TriMet declares impasse in contract talks with union

PORTLAND, Ore. (AP) — TriMet has declared an impasse in contract negotiations with the union that represents more than 2,000 of its workers.

The mass transit agency said Wednesday it took the action because 37 days of contract negotiations and two mediation sessions have produced no progress on the key issues of wages and health care costs.

The declaration moves the parties closer to binding arbitration. In that process, the sides each submit a final offer, and an arbitrator chooses one.

Drivers, mechanics and other members of Amalgamated Transit Union Local 757 have been working without a contract since December 2012. State law prohibits them from striking, so there's no threat of Oregon's largest city grinding to a halt this summer.

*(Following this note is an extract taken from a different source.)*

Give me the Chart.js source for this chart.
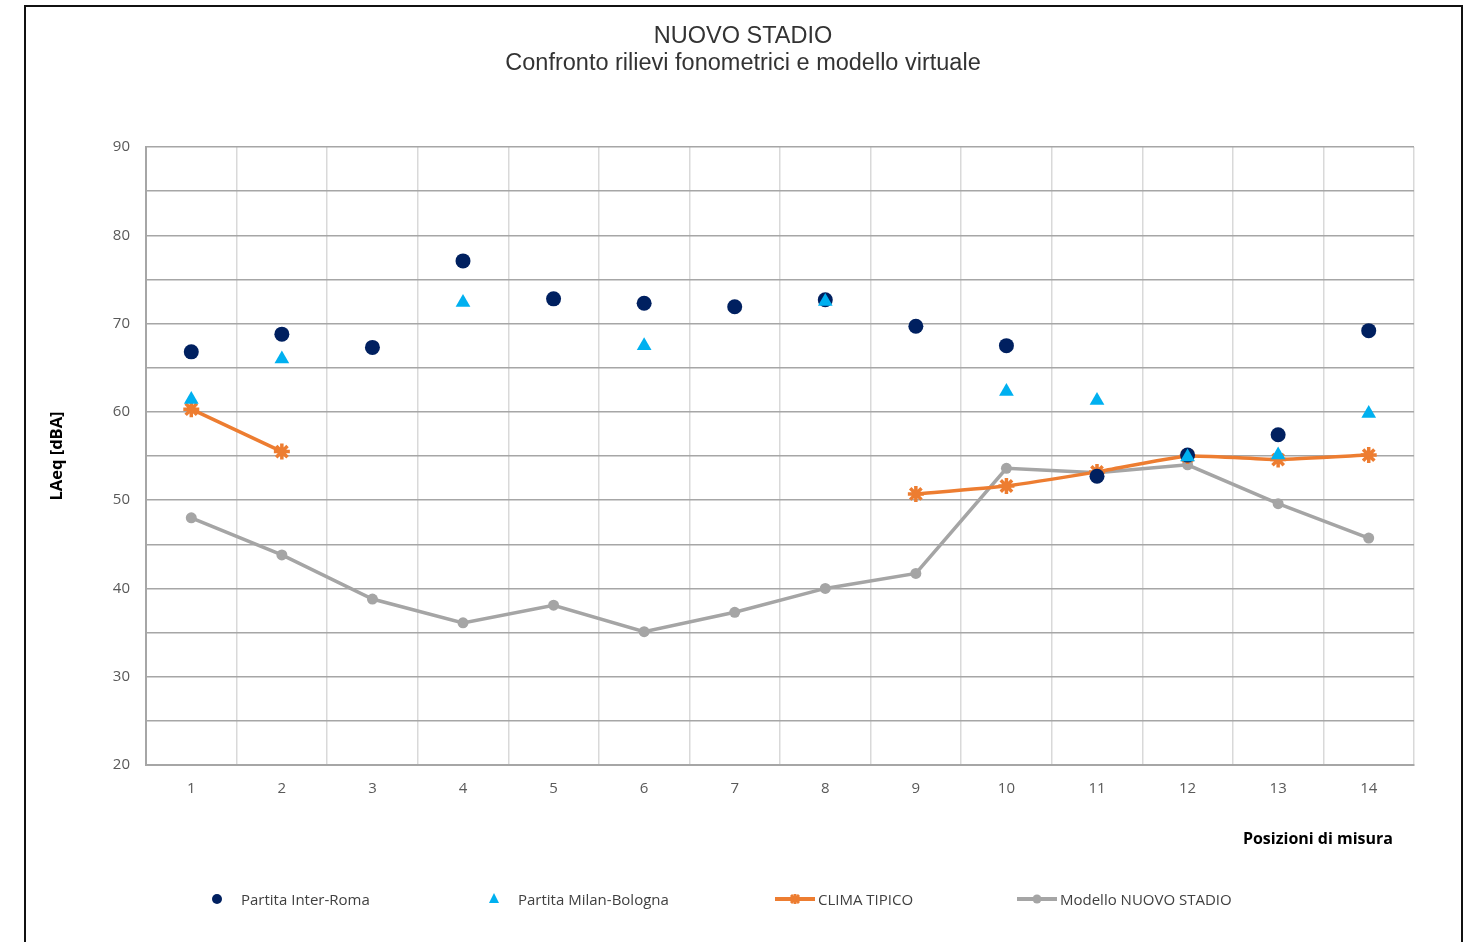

"We've worked hard to negotiate a contract that is very competitive for our employees and retirees, but also fair to our riders and taxpayers," said Randy Stedman, TriMet's executive director of labor relations. "We're asking for our union employees and retirees to share in the cost of their health care benefits at a level comparable to TriMet's peer transit agencies."

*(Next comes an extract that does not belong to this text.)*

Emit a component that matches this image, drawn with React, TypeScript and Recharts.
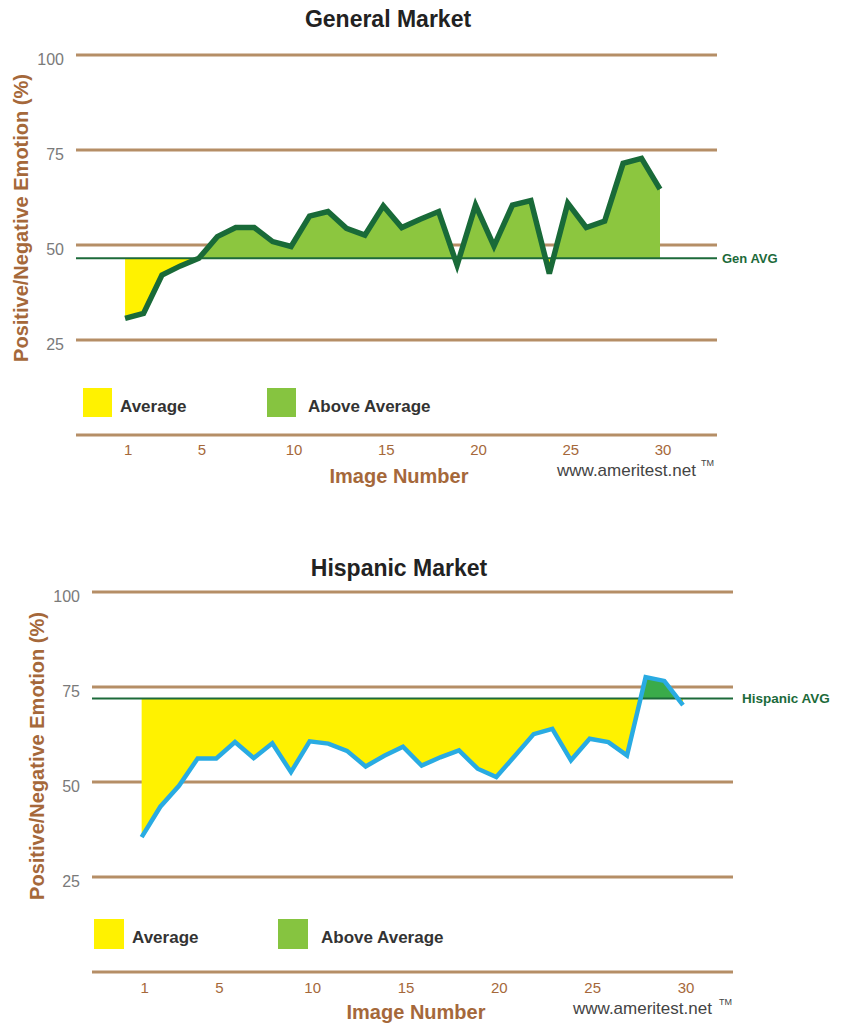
import { ComposedChart, Area, Line, XAxis, YAxis, CartesianGrid, ReferenceLine } from "recharts";

// image numbers along the x axis
const IMAGE_NUMBERS = [
  1, 2, 3, 4, 5, 6, 7, 8, 9, 10, 11, 12, 13, 14, 15,
  16, 17, 18, 19, 20, 21, 22, 23, 24, 25, 26, 27, 28, 29, 30,
];

// Positive/Negative emotion (%) per image
const GENERAL_MARKET = [
  30.7, 32.0, 42.1, 44.5, 46.5, 52.2, 54.6, 54.6, 50.9, 49.6,
  57.6, 58.8, 54.4, 52.6, 60.3, 54.6, 56.8, 58.8, 44.7, 60.5,
  49.7, 60.5, 61.7, 42.5, 61.0, 54.6, 56.3, 71.5, 72.8, 64.7,
];
const HISPANIC_MARKET = [
  35.5, 43.5, 49.0, 56.2, 56.2, 60.5, 56.3, 60.2, 52.6, 60.7,
  60.1, 58.2, 54.1, 56.9, 59.3, 54.3, 56.5, 58.3, 53.5, 51.3,
  56.9, 62.6, 64.0, 55.7, 61.4, 60.5, 57.0, 77.6, 76.6, 70.2,
];

const GEN_AVG = 46.5;
const HISPANIC_AVG = 72;

const X_TICKS = [1, 5, 10, 15, 20, 25, 30];
const Y_TICKS = [0, 25, 50, 75, 100];

const FONT = '"Liberation Sans", Arial, sans-serif';
const BROWN = "#a5683a";
const GRID = "#b58e66";
const AVG_GREEN = "#1c6a3a";
const YELLOW = "#fff200";
const LEGEND_GREEN = "#86c440";

const YTick = ({ x, y, payload }: any) => {
  if (payload.value === 0) return <g />;
  return (
    <text x={x} y={y + 4} dy="0.355em" textAnchor="end" fill="#7a7a7a" fontSize={16} fontFamily={FONT}>
      {payload.value}
    </text>
  );
};

const XTick = ({ x, y, payload }: any) => (
  <text x={x + 3} y={y} dy="0.71em" textAnchor="middle" fill={BROWN} fontSize={15} fontFamily={FONT}>
    {payload.value}
  </text>
);

const Txt = ({ x, y, center, rotate, style, children }: any) => (
  <div
    style={{
      position: "absolute",
      left: x,
      top: y,
      whiteSpace: "nowrap",
      fontFamily: FONT,
      lineHeight: 1,
      transform: `translate(${center ? "-50%" : "0"}, -50%)${rotate ? " rotate(-90deg)" : ""}`,
      ...style,
    }}
  >
    {children}
  </div>
);

const Panel = (p: any) => {
  const data = IMAGE_NUMBERS.map((n, i) => ({ n, v: p.values[i] }));
  const hi = Math.max(...p.values, p.avg);
  const lo = Math.min(...p.values, p.avg);
  const split = (hi - p.avg) / (hi - lo);
  const h = p.height;
  return (
    <div style={{ position: "absolute", left: 0, top: p.top, width: 847, height: h }}>
      <ComposedChart
        width={847}
        height={h}
        data={data}
        margin={{ top: p.plotTop, right: 847 - p.plotRight, left: 0, bottom: h - p.plotBottom - 40 }}
      >
        <defs>
          <linearGradient id={`split-${p.id}`} x1="0" y1="0" x2="0" y2="1">
            <stop offset={0} stopColor={p.aboveColor} />
            <stop offset={split} stopColor={p.aboveColor} />
            <stop offset={split} stopColor={YELLOW} />
            <stop offset={1} stopColor={YELLOW} />
          </linearGradient>
        </defs>
        <CartesianGrid vertical={false} stroke={GRID} strokeWidth={3} />
        <XAxis
          type="number"
          dataKey="n"
          domain={p.xDomain}
          ticks={X_TICKS}
          interval={0}
          allowDataOverflow
          axisLine={false}
          tickLine={false}
          tickSize={0}
          tickMargin={p.tickGap}
          tick={<XTick />}
          height={40}
        />
        <YAxis
          type="number"
          domain={[0, 100]}
          ticks={Y_TICKS}
          interval={0}
          axisLine={false}
          tickLine={false}
          tickSize={0}
          tickMargin={12}
          tick={<YTick />}
          width={p.plotLeft}
        />
        <Area
          type="linear"
          dataKey="v"
          baseValue={p.avg}
          stroke="none"
          fill={`url(#split-${p.id})`}
          fillOpacity={1}
          isAnimationActive={false}
        />
        <ReferenceLine
          y={p.avg}
          stroke={AVG_GREEN}
          strokeWidth={2}
          ifOverflow="visible"
          label={{
            value: p.avgLabel,
            position: "right",
            offset: p.labelOffset,
            fill: AVG_GREEN,
            fontSize: p.labelSize,
            fontWeight: 700,
            fontFamily: FONT,
          }}
        />
        <Line
          type="linear"
          dataKey="v"
          stroke={p.lineColor}
          strokeWidth={p.lineWidth}
          dot={false}
          activeDot={false}
          isAnimationActive={false}
        />
      </ComposedChart>
    </div>
  );
};

export default function App() {
  return (
    <div style={{ position: "absolute", left: 0, top: 0, width: 847, height: 1024, background: "#fff" }}>
      <Panel
        id="gen"
        top={0}
        height={500}
        values={GENERAL_MARKET}
        avg={GEN_AVG}
        avgLabel="Gen AVG"
        labelSize={13}
        labelOffset={5}
        lineColor="#196a38"
        lineWidth={5.5}
        aboveColor="#8cc63f"
        plotLeft={76}
        plotRight={717}
        plotTop={55}
        plotBottom={435}
        xDomain={[-1.66, 33.09]}
        tickGap={9}
      />
      <Panel
        id="his"
        top={500}
        height={524}
        values={HISPANIC_MARKET}
        avg={HISPANIC_AVG}
        avgLabel="Hispanic AVG"
        labelSize={13.5}
        labelOffset={9}
        lineColor="#29abe2"
        lineWidth={4.5}
        aboveColor="#3aab4a"
        plotLeft={92}
        plotRight={733}
        plotTop={92}
        plotBottom={472}
        xDomain={[-1.66, 32.68]}
        tickGap={10}
      />

      {/* General Market texts */}
      <Txt x={388} y={19} center style={{ fontSize: 23, fontWeight: 700, color: "#222" }}>General Market</Txt>
      <Txt x={21} y={218} center rotate style={{ fontSize: 20, fontWeight: 700, color: BROWN }}>
        Positive/Negative Emotion (%)
      </Txt>
      <div style={{ position: "absolute", left: 83, top: 388, width: 29, height: 29, background: YELLOW }} />
      <Txt x={120} y={406} style={{ fontSize: 17, fontWeight: 700, color: "#333" }}>Average</Txt>
      <div style={{ position: "absolute", left: 267, top: 388, width: 29, height: 29, background: LEGEND_GREEN }} />
      <Txt x={308} y={406} style={{ fontSize: 17, fontWeight: 700, color: "#333" }}>Above Average</Txt>
      <Txt x={399} y={476} center style={{ fontSize: 20, fontWeight: 700, color: BROWN }}>Image Number</Txt>
      <Txt x={557} y={470} style={{ fontSize: 17, color: "#444" }}>www.ameritest.net</Txt>
      <Txt x={701} y={463} style={{ fontSize: 9, color: "#444" }}>TM</Txt>

      {/* Hispanic Market texts */}
      <Txt x={399} y={568} center style={{ fontSize: 23, fontWeight: 700, color: "#222" }}>Hispanic Market</Txt>
      <Txt x={37} y={756} center rotate style={{ fontSize: 20, fontWeight: 700, color: BROWN }}>
        Positive/Negative Emotion (%)
      </Txt>
      <div style={{ position: "absolute", left: 94, top: 919, width: 30, height: 30, background: YELLOW }} />
      <Txt x={132} y={937} style={{ fontSize: 17, fontWeight: 700, color: "#333" }}>Average</Txt>
      <div style={{ position: "absolute", left: 278, top: 919, width: 30, height: 30, background: LEGEND_GREEN }} />
      <Txt x={321} y={937} style={{ fontSize: 17, fontWeight: 700, color: "#333" }}>Above Average</Txt>
      <Txt x={416} y={1012} center style={{ fontSize: 20, fontWeight: 700, color: BROWN }}>Image Number</Txt>
      <Txt x={573} y={1008} style={{ fontSize: 17, color: "#444" }}>www.ameritest.net</Txt>
      <Txt x={719} y={1002} style={{ fontSize: 9, color: "#444" }}>TM</Txt>
    </div>
  );
}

The sides can continue to negotiate during the impasse, and both said they want to keep talking. They last met May 8, and no new dates have been set.

Bruce Hansen, ATU Local 757 president, said the decision to claim an impasse was rash.

"It is way too early for (Stedman) to declare this," he said. "I don't believe he's been bargaining in good faith. I think he's just been prolonging the process to where he can do exactly what he's done."

TriMet operates 79 bus routes and four MAX-light rail lines. A state audit released in January said the strained relationship between management and labor has hurt operations.

The audit also said the agency must get a handle on its unfunded liability to pay health benefits for current and future retirees.

The unfunded liability stood at $950 million as of April, TriMet spokeswoman Mary Fetsch said. The union estimates it's about half that much.